Disaster recovery for GitLab Dedicated

Tier: Ultimate
Offering: GitLab Dedicated

GitLab Dedicated provides automatic disaster recovery to restore your instance if your primary region becomes unavailable. To be eligible for the full recovery objectives:

Configure a primary and secondary region when you create your instance.
Select regions supported by GitLab Dedicated.

If no secondary region is configured, recovery is limited to backup restoration.

Recovery objectives

GitLab Dedicated provides disaster recovery with these recovery objectives:

Recovery Time Objective (RTO): Service is restored to your secondary region in eight hours or less.
Recovery Point Objective (RPO): Data loss is limited to a maximum of four hours of the most recent changes, depending on when the disaster occurs relative to the last backup.

Geo replication

When you create your instance, you select a primary region and a secondary region for your environment. Geo continuously replicates data between these regions, including:

Database content
Repository storage
Object storage

Automated backups

GitLab performs automated backups of all GitLab Dedicated datastores (including databases and Git repositories) every four hours (six times daily) by creating snapshots.
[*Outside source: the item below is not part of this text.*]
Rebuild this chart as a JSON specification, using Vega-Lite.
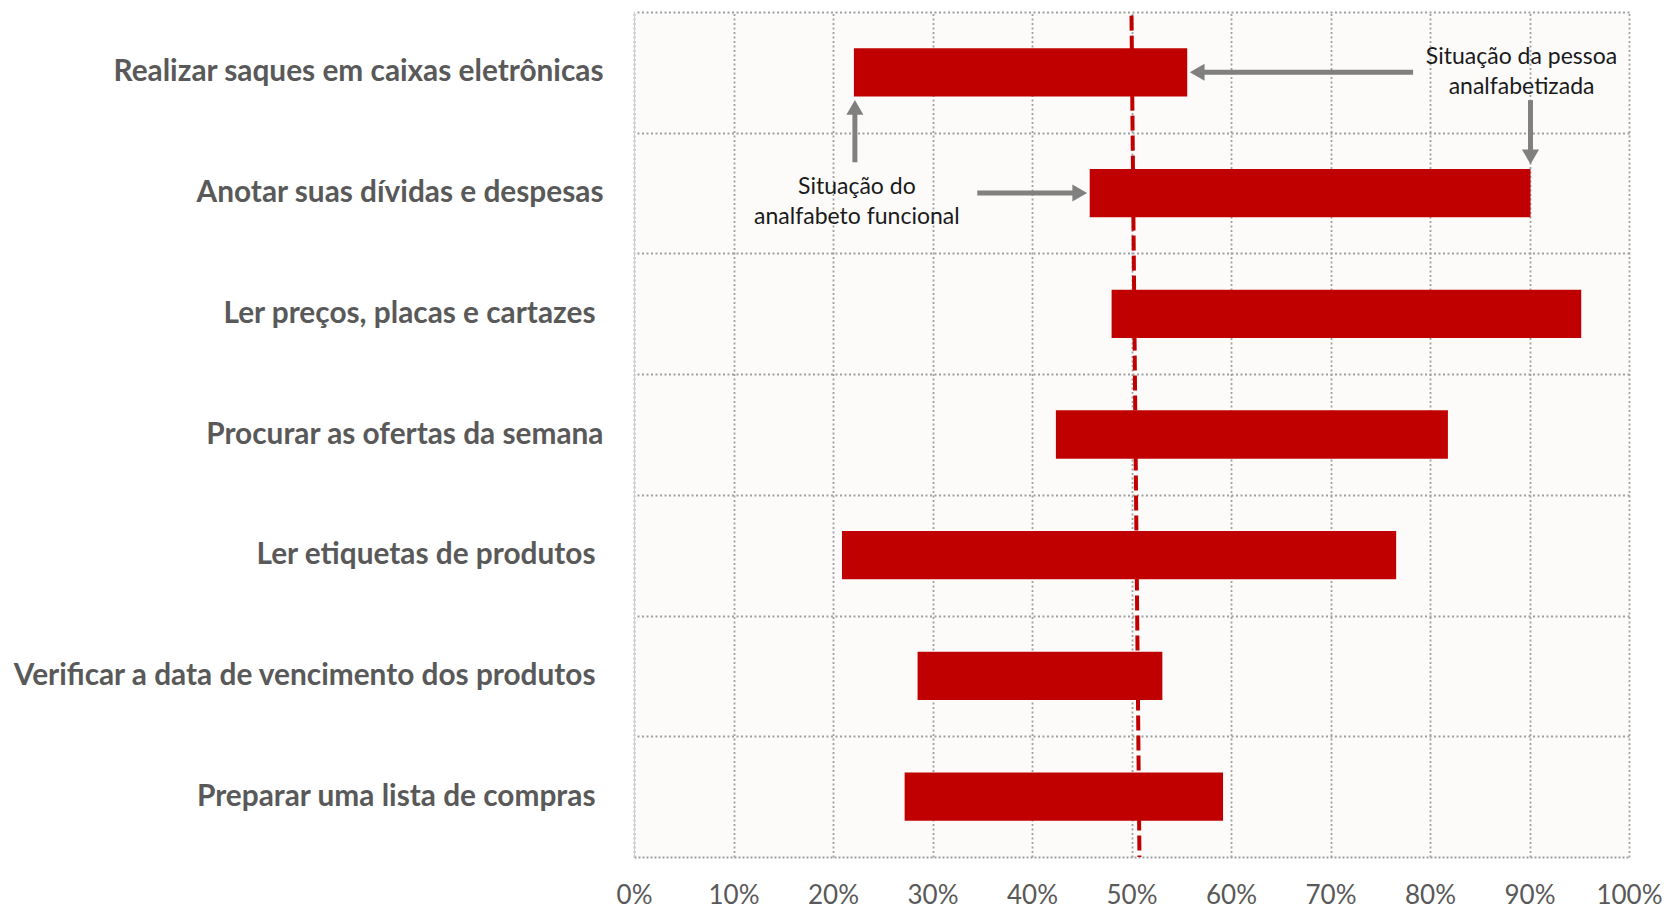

Backups are tested, retained for 30 days, and stored in your chosen secondary region. They are also geographically replicated by AWS for additional protection.

Database backups:

Use continuous log-based backups in the primary region for point-in-time recovery.
Stream replication to the secondary region to provide a near-real-time copy.

Object storage backups use geographical replication and versioning to provide backup protection.

The four-hour backup frequency supports the Recovery Point Objective (RPO) to ensure you lose no more than four hours of data.

Disaster coverage

Disaster recovery covers these scenarios with guaranteed recovery objectives:

Partial region outage (for example, availability zone failure)
Complete outage of your primary region

These scenarios are covered on a best-effort basis without guaranteed recovery objectives:

Loss of both primary and secondary regions
Global internet outages
Data corruption issues

Service limitations

Disaster recovery has these service limitations:

Advanced search indexes are not continuously replicated. After failover, these indexes are rebuilt when the secondary region is promoted. Basic search remains available during rebuilding.
ClickHouse Cloud is provisioned only in the primary region. Features that require this service might be unavailable if the primary region is completely down.
Production preview environments do not have secondary instances.
Hosted runners are supported only in the primary region and cannot be rebuilt in the secondary instance.
Some regions have limited feature availability due to AWS service constraints. For more information, see supported regions. These feature limitations do not affect disaster recovery capabilities or RTO and RPO targets.

GitLab does not provide:

Programmatic monitoring of failover events
Customer-initiated disaster recovery testing

Failover process

When your instance becomes unavailable due to a complete region failure or critical component failure that cannot be quickly recovered, the GitLab Dedicated team:

Gets alerted by monitoring systems.
Investigates if failover is required.
If failover is required:
1. Notifies you that failover is in progress.
2. Promotes the secondary region to primary.
3. Updates DNS records for <customer>.gitlab-dedicated.com to point to the newly promoted region.
4. Notifies you when failover completes.

If you use PrivateLink, you must update your internal networking configuration to target the PrivateLink endpoint for the secondary region. To minimize downtime, configure equivalent PrivateLink endpoints in your secondary region before a disaster occurs.

The failover process typically completes in 90 minutes or less. Throughout the process, GitLab communicates with you through one or more of:

Your operational contact information in Switchboard
Slack
Support tickets

GitLab may establish a temporary Slack channel and Zoom bridge to coordinate with your team throughout the recovery process.